Exercise details:
Retype the run of lines that opens with the line containing "Emit a Python" and closes with the line containing "from matplotlib.patches import Rectangle", exactly and inclusively, but skip the pictures.

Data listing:
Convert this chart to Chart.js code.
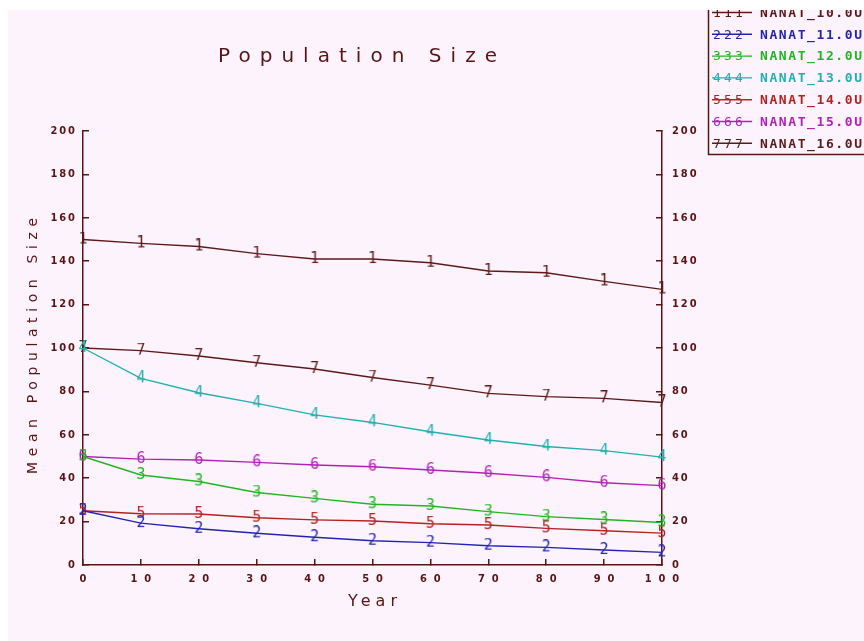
<!DOCTYPE html>
<html>
<head>
<meta charset="utf-8">
<script src="https://cdn.jsdelivr.net/npm/chart.js@4.4.1/dist/chart.umd.min.js"></script>
<style>
  html, body { margin: 0; padding: 0; background: #fff; }
  #wrap { width: 864px; height: 641px; }
</style>
</head>
<body>
<div id="wrap"><canvas id="chart" width="864" height="641"></canvas></div>
<script>
// ---- data ----
const years = [0, 10, 20, 30, 40, 50, 60, 70, 80, 90, 100];
const xTicks = [0, 10, 20, 30, 40, 50, 60, 70, 80, 90, 100];
const yTicks = [0, 20, 40, 60, 80, 100, 120, 140, 160, 180, 200];
const seriesNames = ['NANAT_10.0U', 'NANAT_11.0U', 'NANAT_12.0U', 'NANAT_13.0U', 'NANAT_14.0U', 'NANAT_15.0U', 'NANAT_16.0U'];
const markers = ['1', '2', '3', '4', '5', '6', '7'];
const colors = ['#5e1a1a', '#2424b4', '#22b422', '#22b0b0', '#b42222', '#b022b4', '#5e1a1a'];

const nanat10 = [150, 148.2, 146.8, 143.5, 141, 141, 139.3, 135.5, 134.7, 130.7, 127];
const nanat11 = [25, 19.3, 16.7, 14.6, 12.8, 11.2, 10.3, 8.9, 8.1, 6.9, 5.8];
const nanat12 = [50, 41.5, 38.5, 33.4, 30.7, 28, 27.2, 24.6, 22.3, 21, 19.6];
const nanat13 = [100, 86, 79.4, 74.5, 69.2, 65.7, 61.4, 57.6, 54.6, 52.7, 49.7];
const nanat14 = [25, 23.6, 23.5, 21.8, 20.8, 20.3, 19, 18.4, 16.9, 15.8, 14.7];
const nanat15 = [50, 48.8, 48.4, 47.3, 46.1, 45.3, 43.8, 42.3, 40.4, 37.9, 36.6];
const nanat16 = [100, 98.8, 96.3, 93.2, 90.3, 86.4, 82.9, 79.1, 77.6, 76.8, 74.9];

const allSeries = [nanat10, nanat11, nanat12, nanat13, nanat14, nanat15, nanat16];

const axisColor = '#5a1414';
const bgColor = '#fdf3fd';

// digit drawn on a small canvas, used as the point style
function digitMarker(d, color) {
    const c = document.createElement('canvas');
    c.width = 14;
    c.height = 16;
    const g = c.getContext('2d');
    g.fillStyle = color;
    g.font = '15px "DejaVu Sans Mono"';
    g.textAlign = 'center';
    g.textBaseline = 'middle';
    g.fillText(d, 7, 8.5);
    return c;
}

// "200" -> "2 0 0" like the old plotter font
function spaced(v, sep) {
    return String(v).split('').join(sep);
}

// draw text spread so it covers x0..x1
function spreadText(ctx, text, x0, x1, y) {
    ctx.letterSpacing = '0px';
    const w = ctx.measureText(text).width;
    const gap = (x1 - x0 - w) / (text.length - 1);
    ctx.letterSpacing = gap + 'px';
    ctx.textAlign = 'left';
    ctx.fillText(text, x0, y);
    ctx.letterSpacing = '0px';
}

const datasets = allSeries.map((vals, i) => ({
    label: seriesNames[i],
    data: years.map((yr, j) => ({ x: yr, y: vals[j] })),
    borderColor: colors[i],
    backgroundColor: colors[i],
    borderWidth: 1.4,
    tension: 0,
    fill: false,
    pointStyle: digitMarker(markers[i], colors[i]),
    pointRadius: 5,
    clip: false
}));

const tickFont = { family: '"Liberation Sans Narrow", "DejaVu Sans Condensed", "DejaVu Sans"', size: 11, weight: 'bold' };

const decor = {
    id: 'decor',
    beforeDraw(chart) {
        const ctx = chart.ctx;
        ctx.save();
        ctx.fillStyle = '#ffffff';
        ctx.fillRect(0, 0, chart.width, chart.height);
        ctx.fillStyle = bgColor;
        ctx.fillRect(8, 10, chart.width - 8, chart.height - 10);
        ctx.restore();
    },
    afterDraw(chart) {
        const ctx = chart.ctx;
        ctx.save();
        ctx.fillStyle = axisColor;
        ctx.textBaseline = 'alphabetic';

        // title
        ctx.font = '20px "DejaVu Sans"';
        spreadText(ctx, 'Population Size', 218, 497, 62);

        // x title
        ctx.font = '16px "DejaVu Sans"';
        spreadText(ctx, 'Year', 348, 397, 606);

        // y title
        ctx.save();
        ctx.translate(37, 474);
        ctx.rotate(-Math.PI / 2);
        ctx.font = '14px "DejaVu Sans"';
        spreadText(ctx, 'Mean Population Size', 0, 256, 0);
        ctx.restore();

        // legend box, top cut off by the picture edge
        ctx.save();
        ctx.beginPath();
        ctx.rect(8, 10, chart.width - 8, chart.height - 10);
        ctx.clip();
        ctx.strokeStyle = axisColor;
        ctx.lineWidth = 1.5;
        ctx.beginPath();
        ctx.moveTo(708.5, 0);
        ctx.lineTo(708.5, 154.5);
        ctx.lineTo(chart.width, 154.5);
        ctx.stroke();

        chart.data.datasets.forEach((ds, i) => {
            const y = 12.5 + i * 21.8;
            ctx.strokeStyle = ds.borderColor;
            ctx.lineWidth = 1.4;
            ctx.beginPath();
            ctx.moveTo(712, y);
            ctx.lineTo(752, y);
            ctx.stroke();
            ctx.fillStyle = ds.borderColor;
            ctx.font = '13px "DejaVu Sans Mono"';
            ctx.textAlign = 'center';
            ctx.textBaseline = 'middle';
            [717, 728, 739].forEach(px => ctx.fillText(markers[i], px, y + 1));
            ctx.font = 'bold 13px "DejaVu Sans Mono"';
            spreadText(ctx, ds.label, 760, 862, y + 1);
        });
        ctx.restore();

        ctx.restore();
    }
};

const ctx = document.getElementById('chart').getContext('2d');
const chart = new Chart(ctx, {
    type: 'line',
    data: { datasets: datasets },
    options: {
        responsive: false,
        devicePixelRatio: 1,
        animation: false,
        layout: { padding: { left: 0, top: 131, right: 162, bottom: 0 } },
        plugins: {
            legend: { display: false },
            title: { display: false },
            tooltip: { enabled: false }
        },
        scales: {
            x: {
                type: 'linear',
                position: 'bottom',
                min: 0,
                max: 100,
                afterBuildTicks: s => { s.ticks = xTicks.map(v => ({ value: v })); },
                afterFit: s => { s.height = 76; },
                grid: { drawOnChartArea: false, drawTicks: true, tickLength: -6, color: axisColor, lineWidth: 1.5 },
                border: { color: axisColor, width: 1.5 },
                ticks: { padding: 14, color: axisColor, font: tickFont, maxRotation: 0, callback: v => spaced(v, '  ') }
            },
            y: {
                type: 'linear',
                position: 'left',
                min: 0,
                max: 200,
                afterBuildTicks: s => { s.ticks = yTicks.map(v => ({ value: v })); },
                afterFit: s => { s.width = 83; },
                grid: { drawOnChartArea: false, drawTicks: true, tickLength: -6, color: axisColor, lineWidth: 1.5 },
                border: { color: axisColor, width: 1.5 },
                ticks: { padding: 14, color: axisColor, font: tickFont, callback: v => spaced(v, '\u2009') }
            },
            y2: {
                type: 'linear',
                position: 'right',
                min: 0,
                max: 200,
                afterBuildTicks: s => { s.ticks = yTicks.map(v => ({ value: v })); },
                afterFit: s => { s.width = 40; },
                grid: { drawOnChartArea: false, drawTicks: true, tickLength: -6, color: axisColor, lineWidth: 1.5 },
                border: { color: axisColor, width: 1.5 },
                ticks: { padding: 16, color: axisColor, font: tickFont, callback: v => spaced(v, '\u2009') }
            }
        }
    },
    plugins: [decor]
});
</script>
</body>
</html>
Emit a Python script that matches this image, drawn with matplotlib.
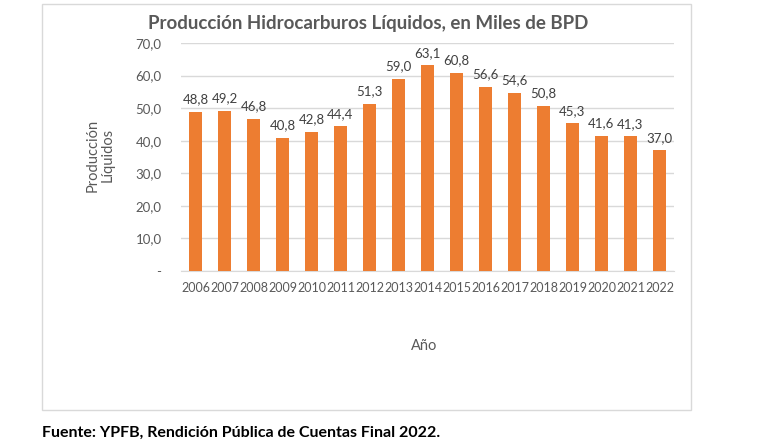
import matplotlib
matplotlib.use("Agg")
import matplotlib.pyplot as plt
from matplotlib.patches import Rectangle

years = [str(y) for y in range(2006, 2023)]
values = [48.8, 49.2, 46.8, 40.8, 42.8, 44.4, 51.3, 59.0, 63.1, 60.8, 56.6, 54.6, 50.8, 45.3, 41.6, 41.3, 37.0]
yticks = [0, 10, 20, 30, 40, 50, 60, 70]

plt.rcParams['font.family'] = ['Lato', 'DejaVu Sans']
grey = '#595959'

fig = plt.figure(figsize=(7.63, 4.42), dpi=100)
fig.patches.append(Rectangle((42/763, 1-410/442), (691-42)/763, (410-4)/442,
                             transform=fig.transFigure, facecolor='none',
                             edgecolor='#D9D9D9', linewidth=1.0, zorder=-1))

ax = fig.add_axes([181/763, 1-271/442, (674-181)/763, (271-43)/442])
ax.set_facecolor('none')
x = list(range(len(years)))
bars = ax.bar(x, values, width=0.45, color='#ED7D31', zorder=3)
for xi, v in zip(x, values):
    ax.text(xi, v + 2.0, f"{v:.1f}".replace('.', ','), ha='center', va='bottom',
            fontsize=9.5, color='#404040')

ax.set_ylim(0, 70)
ax.set_xlim(-0.5, len(years) - 0.5)
ax.set_yticks(yticks)
ax.set_yticklabels(['-' if t == 0 else f"{t:.1f}".replace('.', ',') for t in yticks],
                   fontsize=9.5, color=grey)
ax.set_xticks(x)
ax.set_xticklabels(years, fontsize=9, color=grey)
ax.tick_params(axis='both', length=0)
ax.tick_params(axis='y', pad=14)
ax.tick_params(axis='x', pad=8)
ax.grid(axis='y', color='#D9D9D9', linewidth=1.0, zorder=0)
for s in ['top', 'right', 'left']:
    ax.spines[s].set_visible(False)
ax.spines['bottom'].set_color('#D9D9D9')

fig.text(424/763, 1-346/442, 'Año', ha='center', va='center', fontsize=10.5, color=grey)
fig.text(100/763, 1-155/442, 'Producción\nLíquidos', ha='center', va='center',
         rotation=90, fontsize=10.5, color=grey, linespacing=1.1)
fig.text(368/763, 1-24/442, 'Producción Hidrocarburos Líquidos, en Miles de BPD',
         ha='center', va='center', fontsize=13.5, fontweight='bold', color=grey)
fig.text(42/763, 1-433/442, 'Fuente: YPFB, Rendición Pública de Cuentas Final 2022.',
         ha='left', va='center', fontsize=11.5, fontweight='bold', color='black')

fig.savefig('out.png', dpi=100)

Exercise solution:
Emit a Python script that matches this image, drawn with matplotlib.
import matplotlib
matplotlib.use("Agg")
import matplotlib.pyplot as plt
from matplotlib.patches import Rectangle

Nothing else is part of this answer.